[Rows from a dataset of charts and code]
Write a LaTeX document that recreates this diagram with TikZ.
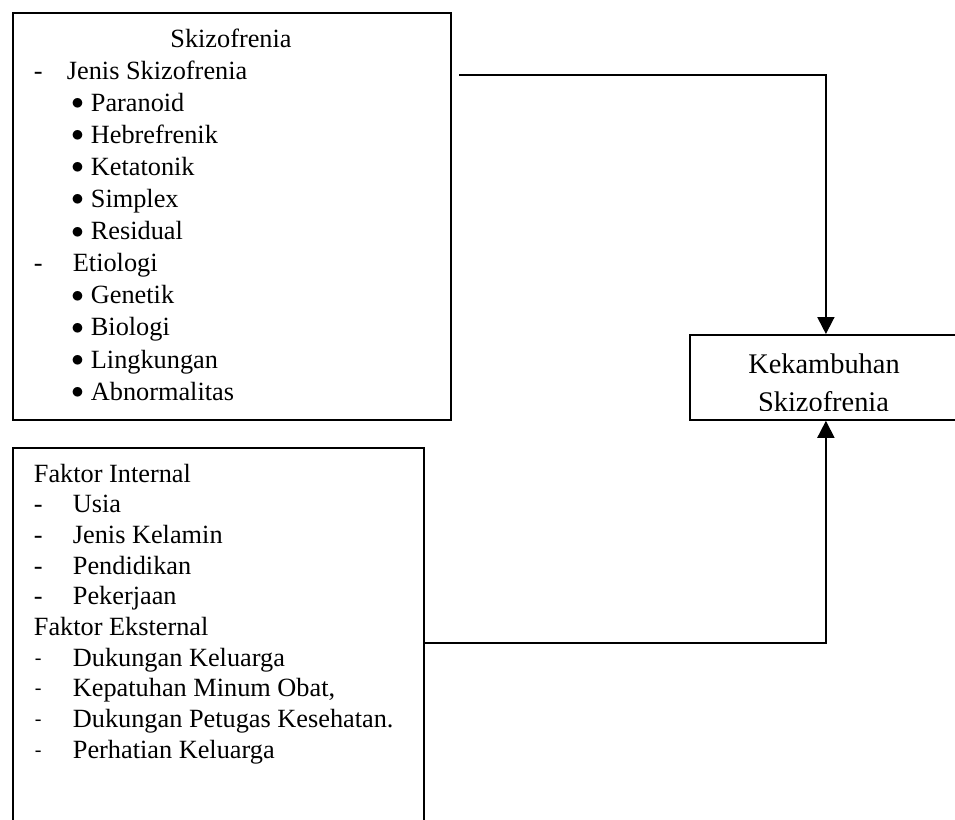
\documentclass[tikz,border=0pt]{standalone}
\usepackage{fontspec}
\setmainfont{Liberation Serif}
\usetikzlibrary{arrows.meta}
\tikzset{> = {Triangle[length=17pt,width=17pt]}, every picture/.style={line width=1.8pt}}
\newcommand{\blt}{\makebox[19.5pt][l]{\raisebox{1.5pt}{$\bullet$}}}

\begin{document}
\begin{tikzpicture}[x=1pt,y=-1pt,
  box/.style={draw,rectangle,inner sep=0pt,anchor=north west},
  txt/.style={inner sep=0pt,anchor=base west,font=\fontsize{26.3}{32}\selectfont},
  bigtxt/.style={inner sep=0pt,anchor=base,font=\fontsize{28.4}{34}\selectfont}]
\clip (0,0) rectangle (955,819);

\begin{scope}[every node/.style={box}]
\node[minimum width=438pt,minimum height=407pt] (skz) at (12,12) {};
\node[minimum width=411pt,minimum height=400pt] (faktor) at (12,447) {};
\node[minimum width=272pt,minimum height=85pt] (kek) at (689,334) {};
\end{scope}

% Skizofrenia
\node[txt,anchor=base] (skztitle) at (231,47) {Skizofrenia};
\node[txt] (jenisd) at (33,79) {-};
\node[txt] (jenis) at (66,79) {Jenis Skizofrenia};
\foreach \t [count=\i] in {Paranoid,Hebrefrenik,Ketatonik,Simplex,Residual}
  \node[txt] (jenis\i) at (70.5,79+32.1*\i) {\blt\t};
\node[txt] (etiod) at (33,271.7) {-};
\node[txt] (etio) at (72,271.7) {Etiologi};
\foreach \t [count=\i] in {Genetik,Biologi,Lingkungan,Abnormalitas}
  \node[txt] (etio\i) at (70.5,271.7+32.1*\i) {\blt\t};

% Faktor
\node[txt] (fint) at (33,482) {Faktor Internal};
\foreach \t [count=\i] in {Usia,Jenis Kelamin,Pendidikan,Pekerjaan} {
  \node[txt] (fintd\i) at (33,482+30.7*\i) {-};
  \node[txt] (fint\i) at (72,482+30.7*\i) {\t};
}
\node[txt] (fext) at (33,635.5) {Faktor Eksternal};
\foreach \t [count=\i] in {Dukungan Keluarga,{Kepatuhan Minum Obat,},Dukungan Petugas Kesehatan.,Perhatian Keluarga} {
  \node[txt] (fextd\i) at (34,635.5+30.7*\i) {\fontsize{20}{20}\selectfont\raisebox{2pt}{-}};
  \node[txt] (fext\i) at (72,635.5+30.7*\i) {\t};
}

% Kekambuhan
\node[bigtxt] (kek1) at (824,373) {Kekambuhan};
\begin{scope}
\clip (689,334) rectangle (961,410);
\node[bigtxt] (kek2) at (823.5,411) {Skizofrenia};
\end{scope}

\coordinate (skzout) at (459,75);
\coordinate (faktorout) at (425,643);
\draw[->] (skzout) -| (kek.north);
\draw[->] (faktorout) -| (kek.south);
\end{tikzpicture}
\end{document}
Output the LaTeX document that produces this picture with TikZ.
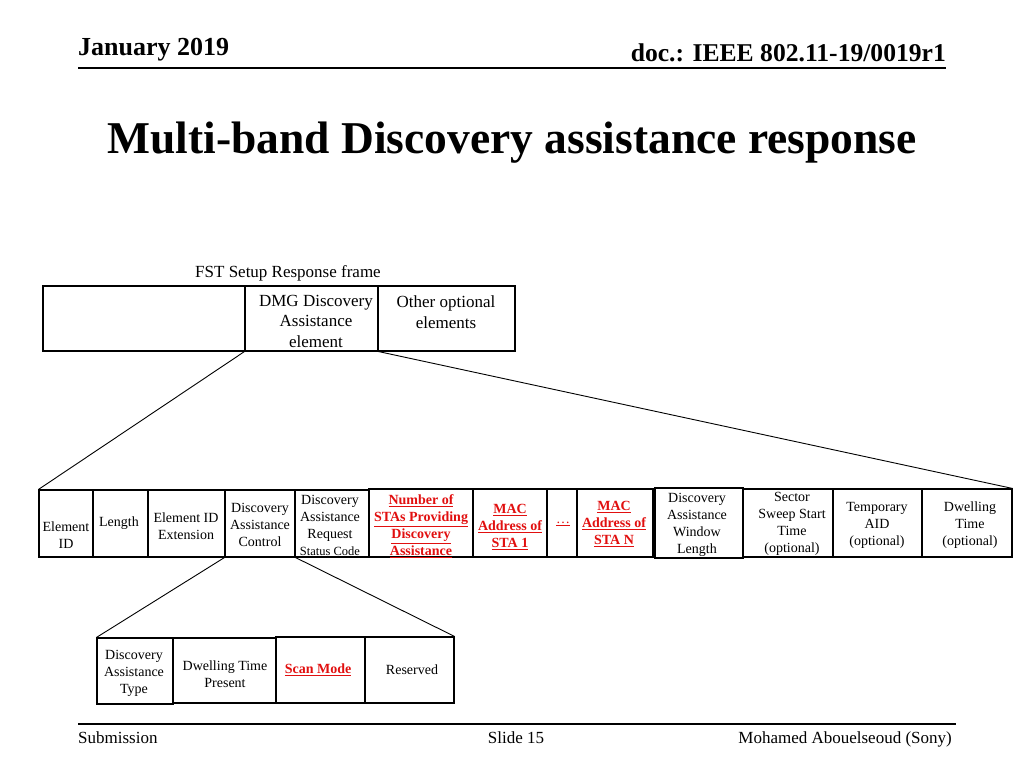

§ The task
Repeat exactly the lines from the first line of the records above through the line containing "(etio\i) at (70.5,271.7+32.1*\i)", leaving out the pictures.

§ Solution
Write a LaTeX document that recreates this diagram with TikZ.
\documentclass[tikz,border=0pt]{standalone}
\usepackage{fontspec}
\setmainfont{Liberation Serif}
\usetikzlibrary{arrows.meta}
\tikzset{> = {Triangle[length=17pt,width=17pt]}, every picture/.style={line width=1.8pt}}
\newcommand{\blt}{\makebox[19.5pt][l]{\raisebox{1.5pt}{$\bullet$}}}

\begin{document}
\begin{tikzpicture}[x=1pt,y=-1pt,
  box/.style={draw,rectangle,inner sep=0pt,anchor=north west},
  txt/.style={inner sep=0pt,anchor=base west,font=\fontsize{26.3}{32}\selectfont},
  bigtxt/.style={inner sep=0pt,anchor=base,font=\fontsize{28.4}{34}\selectfont}]
\clip (0,0) rectangle (955,819);

\begin{scope}[every node/.style={box}]
\node[minimum width=438pt,minimum height=407pt] (skz) at (12,12) {};
\node[minimum width=411pt,minimum height=400pt] (faktor) at (12,447) {};
\node[minimum width=272pt,minimum height=85pt] (kek) at (689,334) {};
\end{scope}

% Skizofrenia
\node[txt,anchor=base] (skztitle) at (231,47) {Skizofrenia};
\node[txt] (jenisd) at (33,79) {-};
\node[txt] (jenis) at (66,79) {Jenis Skizofrenia};
\foreach \t [count=\i] in {Paranoid,Hebrefrenik,Ketatonik,Simplex,Residual}
  \node[txt] (jenis\i) at (70.5,79+32.1*\i) {\blt\t};
\node[txt] (etiod) at (33,271.7) {-};
\node[txt] (etio) at (72,271.7) {Etiologi};
\foreach \t [count=\i] in {Genetik,Biologi,Lingkungan,Abnormalitas}
  \node[txt] (etio\i) at (70.5,271.7+32.1*\i) {\blt\t};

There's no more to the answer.